Um vídeo postado ontem por Rick Azevedo, vereador eleito no Rio pelo Psol, ajuda a entender o fenômeno. Ele exalta seu compromisso na defesa dos trabalhadores, mas não cita operários da indústira, mas os que ralam em shoppings, padarias, postos de gasolina, restaurantes, lanchonetes e call centers — o pessoal de comércio e serviços que ganha pouco e tem baixa expectativa de crescimento dentro do próprio emprego.
Trata-se de gente que se considera explorada, mas que não nutre esperanças de, com a luta do combalido sindicalismo, conquistar ganhos expressivos. Mais do que xingar os patrões, querem ser donos dos próprios negócios. Movidos por uma força de inspiração religiosa e de busca de uma terra prometida, apostam no individualismo e não na luta coletiva.
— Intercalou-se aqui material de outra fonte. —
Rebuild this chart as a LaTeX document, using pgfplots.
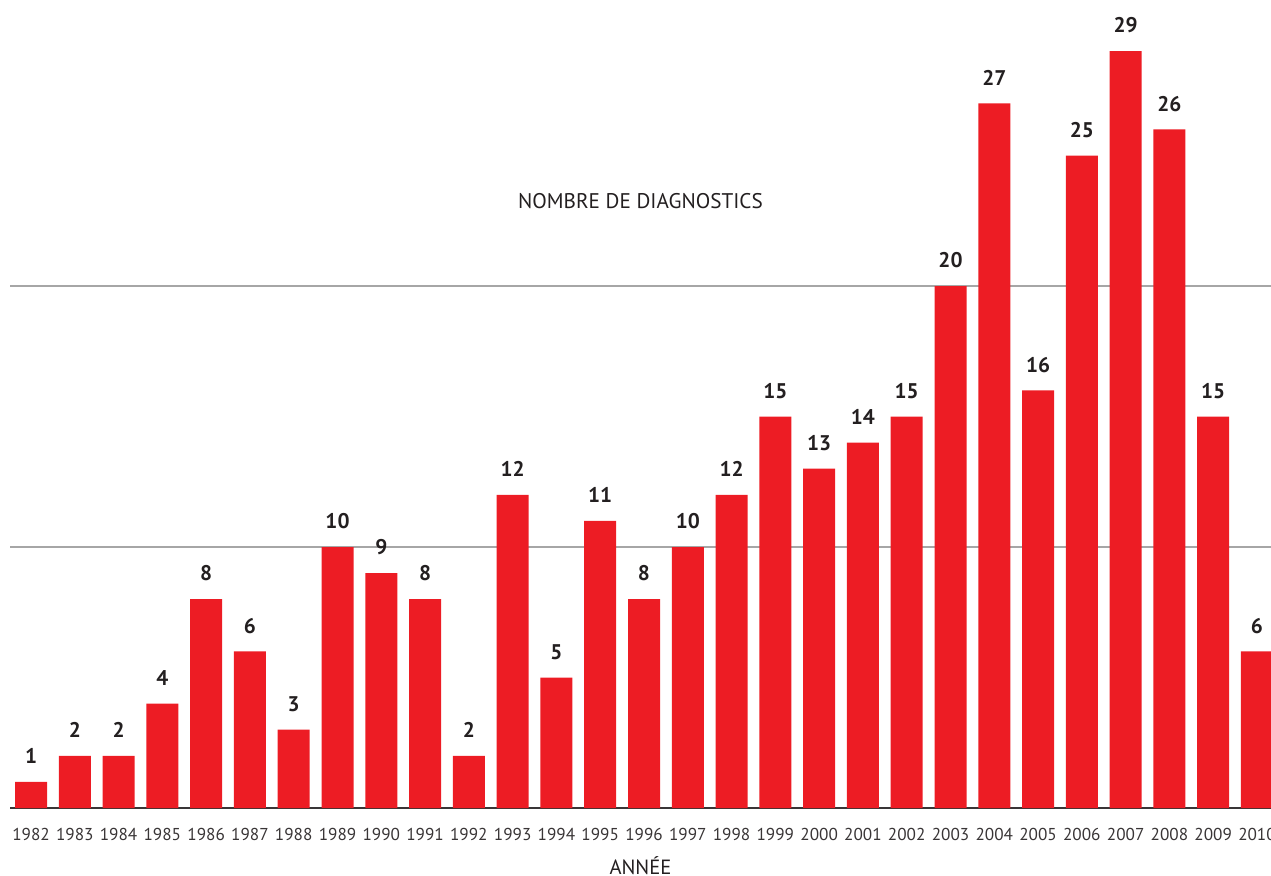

São pessoas nem tão jovens assim para sonhar com a universidade tão alardeada por Lula, um caminho importante, mas muito duro para os mais pobres. Muitas vezes, estudar significa abrir mão de trabalhar e de dormir. Brigar por terra e moradia representa um direito, mas é duro viver num acampamento do MST e encarar tiro, porrada, bomba e reprimenda social a cada ocupação.
As necessárias e importantantíssimas pautas identitárias geraram ganhos como a transformação da luta contra o racismo em assunto corrente e a proliferação — há alguns anos impensável — de eleição de candidatas e candidatos transexuais.
Mas os setores progressistas não se preparam para a reação oportunista e caricatural dos que fazem questão de fingir confundir afirmação de direitos com uma suposta e risível imposição de comportamentos.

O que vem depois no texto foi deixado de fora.